Challenge: Scan the lines below for the word "that". Copy each line you find it in.

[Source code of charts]

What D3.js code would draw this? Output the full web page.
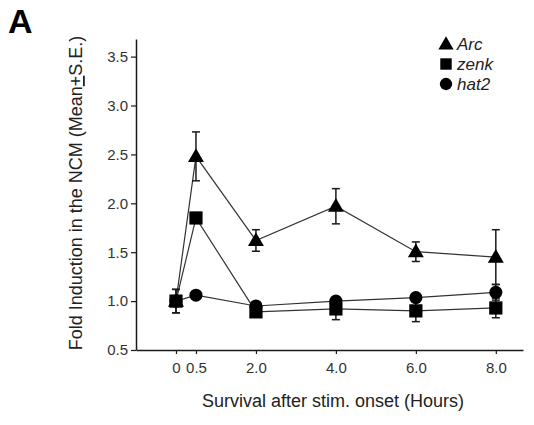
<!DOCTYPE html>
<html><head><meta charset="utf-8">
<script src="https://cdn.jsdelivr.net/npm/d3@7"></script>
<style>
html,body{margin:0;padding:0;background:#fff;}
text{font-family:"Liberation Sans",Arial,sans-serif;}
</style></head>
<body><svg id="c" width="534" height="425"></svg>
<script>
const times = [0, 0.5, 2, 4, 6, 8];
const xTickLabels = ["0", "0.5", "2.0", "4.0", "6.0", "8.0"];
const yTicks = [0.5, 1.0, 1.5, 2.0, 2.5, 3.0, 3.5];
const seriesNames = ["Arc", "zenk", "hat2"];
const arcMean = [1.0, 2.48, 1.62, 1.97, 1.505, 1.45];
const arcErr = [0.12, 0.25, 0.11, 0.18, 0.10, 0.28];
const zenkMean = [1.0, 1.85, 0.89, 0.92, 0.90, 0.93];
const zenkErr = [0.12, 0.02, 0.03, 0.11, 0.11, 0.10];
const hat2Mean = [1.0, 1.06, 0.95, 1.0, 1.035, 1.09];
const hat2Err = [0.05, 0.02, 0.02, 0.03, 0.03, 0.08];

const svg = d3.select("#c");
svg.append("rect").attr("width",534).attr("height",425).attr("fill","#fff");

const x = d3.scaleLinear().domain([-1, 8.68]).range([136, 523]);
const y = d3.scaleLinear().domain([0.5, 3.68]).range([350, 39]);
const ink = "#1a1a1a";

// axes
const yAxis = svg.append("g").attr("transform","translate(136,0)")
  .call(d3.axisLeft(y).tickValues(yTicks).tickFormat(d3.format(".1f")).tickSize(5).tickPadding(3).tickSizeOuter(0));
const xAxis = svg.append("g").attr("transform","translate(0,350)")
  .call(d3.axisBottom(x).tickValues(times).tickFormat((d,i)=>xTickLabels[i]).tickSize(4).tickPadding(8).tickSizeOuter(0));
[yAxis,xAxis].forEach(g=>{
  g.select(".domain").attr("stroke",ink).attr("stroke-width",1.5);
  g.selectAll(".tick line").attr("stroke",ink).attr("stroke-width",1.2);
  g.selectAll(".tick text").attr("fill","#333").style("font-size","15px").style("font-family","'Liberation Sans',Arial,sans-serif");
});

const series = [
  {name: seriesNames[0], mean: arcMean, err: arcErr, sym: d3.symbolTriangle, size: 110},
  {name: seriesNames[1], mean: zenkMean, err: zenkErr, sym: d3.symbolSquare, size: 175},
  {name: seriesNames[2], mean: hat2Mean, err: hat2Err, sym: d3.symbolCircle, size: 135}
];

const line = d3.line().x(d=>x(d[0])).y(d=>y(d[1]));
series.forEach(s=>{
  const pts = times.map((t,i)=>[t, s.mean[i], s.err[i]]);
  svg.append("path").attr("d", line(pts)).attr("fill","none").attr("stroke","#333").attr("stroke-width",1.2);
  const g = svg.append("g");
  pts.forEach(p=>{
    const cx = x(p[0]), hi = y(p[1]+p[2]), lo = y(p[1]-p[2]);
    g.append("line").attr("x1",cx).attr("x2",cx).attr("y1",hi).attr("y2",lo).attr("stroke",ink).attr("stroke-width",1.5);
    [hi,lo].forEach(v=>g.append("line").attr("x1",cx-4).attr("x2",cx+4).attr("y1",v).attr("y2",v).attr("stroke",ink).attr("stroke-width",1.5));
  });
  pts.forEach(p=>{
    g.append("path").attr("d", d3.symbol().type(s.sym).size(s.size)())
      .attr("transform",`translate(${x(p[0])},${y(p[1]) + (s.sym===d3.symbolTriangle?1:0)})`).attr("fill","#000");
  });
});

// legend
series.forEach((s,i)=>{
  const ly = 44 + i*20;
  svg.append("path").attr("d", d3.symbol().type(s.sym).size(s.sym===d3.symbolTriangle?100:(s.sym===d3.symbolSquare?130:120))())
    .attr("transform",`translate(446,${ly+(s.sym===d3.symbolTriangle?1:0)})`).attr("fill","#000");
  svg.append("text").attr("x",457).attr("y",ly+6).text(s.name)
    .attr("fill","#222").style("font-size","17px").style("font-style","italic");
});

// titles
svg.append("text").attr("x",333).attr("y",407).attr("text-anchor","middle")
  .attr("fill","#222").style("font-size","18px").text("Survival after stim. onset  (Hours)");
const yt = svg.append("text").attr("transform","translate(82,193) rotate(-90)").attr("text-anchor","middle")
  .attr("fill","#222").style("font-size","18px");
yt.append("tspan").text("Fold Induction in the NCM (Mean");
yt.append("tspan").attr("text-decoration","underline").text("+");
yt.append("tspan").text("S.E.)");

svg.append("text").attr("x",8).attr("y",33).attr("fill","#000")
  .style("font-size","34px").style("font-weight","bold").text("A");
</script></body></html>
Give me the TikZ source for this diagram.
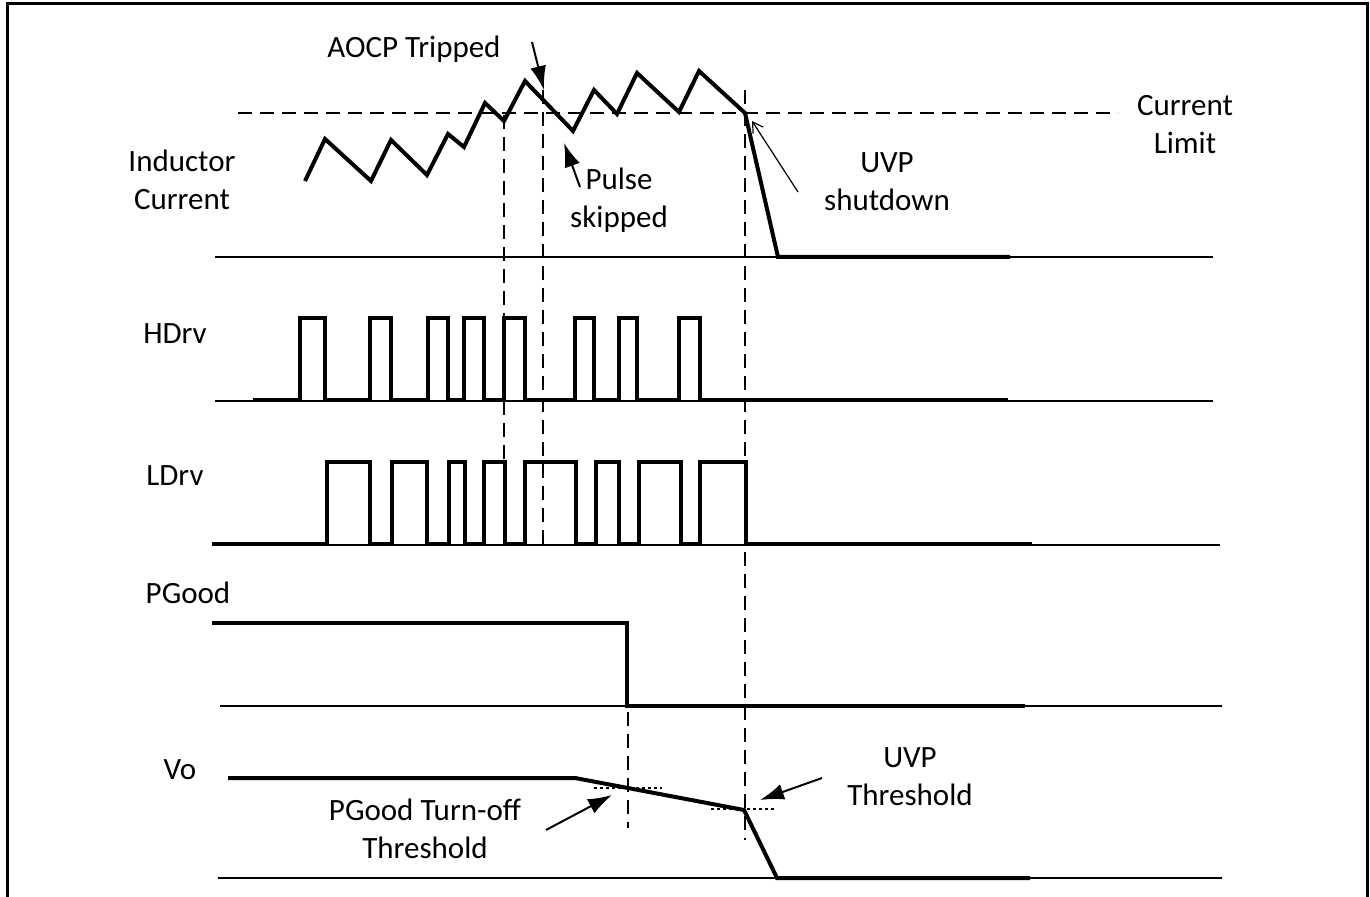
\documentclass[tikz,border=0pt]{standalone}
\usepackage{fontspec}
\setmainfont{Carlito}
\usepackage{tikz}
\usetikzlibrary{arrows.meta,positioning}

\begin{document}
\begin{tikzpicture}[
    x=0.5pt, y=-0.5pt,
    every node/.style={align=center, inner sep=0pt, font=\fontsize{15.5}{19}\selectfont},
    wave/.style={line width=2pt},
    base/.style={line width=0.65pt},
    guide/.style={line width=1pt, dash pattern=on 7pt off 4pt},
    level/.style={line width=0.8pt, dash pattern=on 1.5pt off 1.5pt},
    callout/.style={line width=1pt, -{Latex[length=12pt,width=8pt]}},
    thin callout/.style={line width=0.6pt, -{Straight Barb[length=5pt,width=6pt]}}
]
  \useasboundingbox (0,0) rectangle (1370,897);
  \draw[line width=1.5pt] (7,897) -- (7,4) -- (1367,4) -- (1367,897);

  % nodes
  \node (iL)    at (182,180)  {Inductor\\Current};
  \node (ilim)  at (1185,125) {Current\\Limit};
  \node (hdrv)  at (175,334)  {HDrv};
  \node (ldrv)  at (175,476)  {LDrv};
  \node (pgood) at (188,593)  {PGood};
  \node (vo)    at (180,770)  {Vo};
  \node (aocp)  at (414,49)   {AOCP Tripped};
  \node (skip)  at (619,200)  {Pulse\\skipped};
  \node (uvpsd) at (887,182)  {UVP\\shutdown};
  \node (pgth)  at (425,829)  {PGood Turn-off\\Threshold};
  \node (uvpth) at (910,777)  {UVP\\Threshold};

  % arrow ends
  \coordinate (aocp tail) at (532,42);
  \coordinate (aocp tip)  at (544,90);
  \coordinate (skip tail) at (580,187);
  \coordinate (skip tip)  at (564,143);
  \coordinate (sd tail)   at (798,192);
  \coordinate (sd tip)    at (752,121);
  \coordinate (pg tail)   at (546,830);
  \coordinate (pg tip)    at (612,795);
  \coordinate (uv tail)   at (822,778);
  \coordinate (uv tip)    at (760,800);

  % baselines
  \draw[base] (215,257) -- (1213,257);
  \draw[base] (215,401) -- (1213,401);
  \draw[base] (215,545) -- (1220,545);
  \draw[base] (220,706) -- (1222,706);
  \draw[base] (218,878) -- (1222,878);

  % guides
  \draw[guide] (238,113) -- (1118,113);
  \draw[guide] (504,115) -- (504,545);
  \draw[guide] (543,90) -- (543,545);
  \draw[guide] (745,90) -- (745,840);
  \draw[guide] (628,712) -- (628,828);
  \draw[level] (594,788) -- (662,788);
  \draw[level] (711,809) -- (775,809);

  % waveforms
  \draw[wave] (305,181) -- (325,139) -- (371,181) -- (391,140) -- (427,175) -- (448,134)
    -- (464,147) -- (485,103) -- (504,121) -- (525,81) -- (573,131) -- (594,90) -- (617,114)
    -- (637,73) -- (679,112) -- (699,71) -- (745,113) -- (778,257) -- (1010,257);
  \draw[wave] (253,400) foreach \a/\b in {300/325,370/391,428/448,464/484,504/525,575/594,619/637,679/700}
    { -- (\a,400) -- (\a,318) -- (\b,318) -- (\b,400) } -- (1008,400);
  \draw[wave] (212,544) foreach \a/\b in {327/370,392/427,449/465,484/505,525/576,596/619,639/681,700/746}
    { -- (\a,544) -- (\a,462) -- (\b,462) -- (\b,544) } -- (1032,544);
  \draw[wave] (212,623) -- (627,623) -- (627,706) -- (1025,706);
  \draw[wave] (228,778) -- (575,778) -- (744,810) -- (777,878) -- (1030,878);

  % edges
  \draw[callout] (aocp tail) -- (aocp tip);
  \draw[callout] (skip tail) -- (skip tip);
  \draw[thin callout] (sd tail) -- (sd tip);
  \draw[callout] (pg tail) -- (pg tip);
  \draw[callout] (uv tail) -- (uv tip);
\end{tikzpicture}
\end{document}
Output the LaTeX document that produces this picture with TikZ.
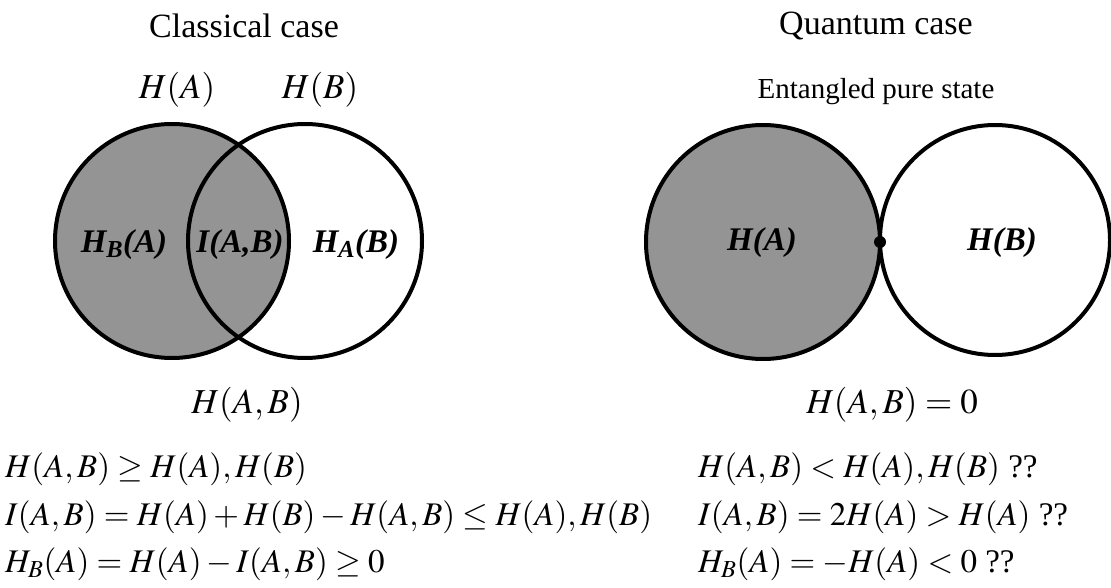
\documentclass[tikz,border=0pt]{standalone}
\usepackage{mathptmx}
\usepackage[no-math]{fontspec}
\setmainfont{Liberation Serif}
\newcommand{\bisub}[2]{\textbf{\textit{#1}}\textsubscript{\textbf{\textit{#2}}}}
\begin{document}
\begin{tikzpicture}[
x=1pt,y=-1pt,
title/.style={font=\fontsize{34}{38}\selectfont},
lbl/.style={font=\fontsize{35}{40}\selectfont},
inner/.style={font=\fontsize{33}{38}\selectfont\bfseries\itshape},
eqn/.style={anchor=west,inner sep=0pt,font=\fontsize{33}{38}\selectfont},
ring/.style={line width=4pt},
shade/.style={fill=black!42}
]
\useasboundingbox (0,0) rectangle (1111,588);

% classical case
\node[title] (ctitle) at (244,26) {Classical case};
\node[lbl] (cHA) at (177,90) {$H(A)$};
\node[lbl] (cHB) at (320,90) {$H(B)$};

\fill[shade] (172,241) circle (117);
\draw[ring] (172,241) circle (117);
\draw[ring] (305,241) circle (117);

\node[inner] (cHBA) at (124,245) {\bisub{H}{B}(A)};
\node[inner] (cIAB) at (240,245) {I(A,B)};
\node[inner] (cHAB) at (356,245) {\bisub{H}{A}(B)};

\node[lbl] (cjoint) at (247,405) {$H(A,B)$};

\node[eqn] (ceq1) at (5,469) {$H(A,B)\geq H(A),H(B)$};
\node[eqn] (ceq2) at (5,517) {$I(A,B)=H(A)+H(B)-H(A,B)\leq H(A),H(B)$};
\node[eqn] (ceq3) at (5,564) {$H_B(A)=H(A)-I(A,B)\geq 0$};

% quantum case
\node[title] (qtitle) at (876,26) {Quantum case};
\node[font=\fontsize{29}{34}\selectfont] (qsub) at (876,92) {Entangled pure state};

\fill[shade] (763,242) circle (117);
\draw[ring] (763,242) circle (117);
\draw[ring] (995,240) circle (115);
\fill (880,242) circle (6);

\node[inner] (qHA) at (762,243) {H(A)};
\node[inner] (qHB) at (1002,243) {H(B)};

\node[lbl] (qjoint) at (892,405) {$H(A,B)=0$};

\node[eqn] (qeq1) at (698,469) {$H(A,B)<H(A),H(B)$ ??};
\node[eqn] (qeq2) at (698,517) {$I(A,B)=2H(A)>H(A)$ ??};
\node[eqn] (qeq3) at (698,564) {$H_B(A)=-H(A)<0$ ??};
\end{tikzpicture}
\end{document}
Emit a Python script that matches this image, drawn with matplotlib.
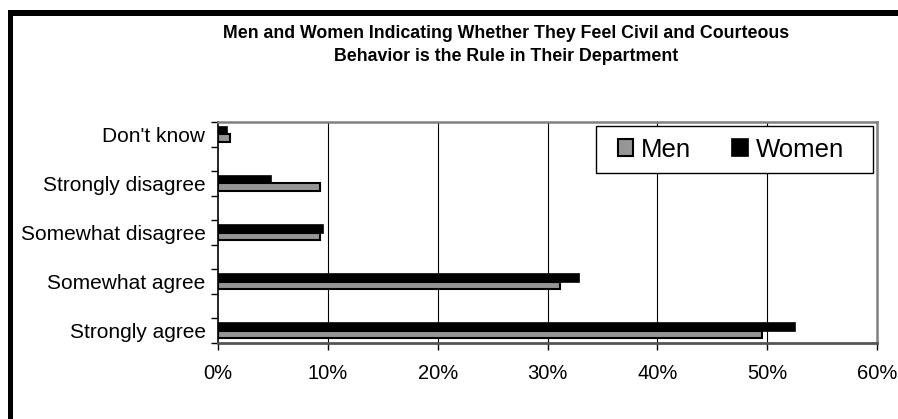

Solution to the exercise:
Output the LaTeX document that produces this picture with TikZ.
Emit a Python script that matches this image, drawn with matplotlib.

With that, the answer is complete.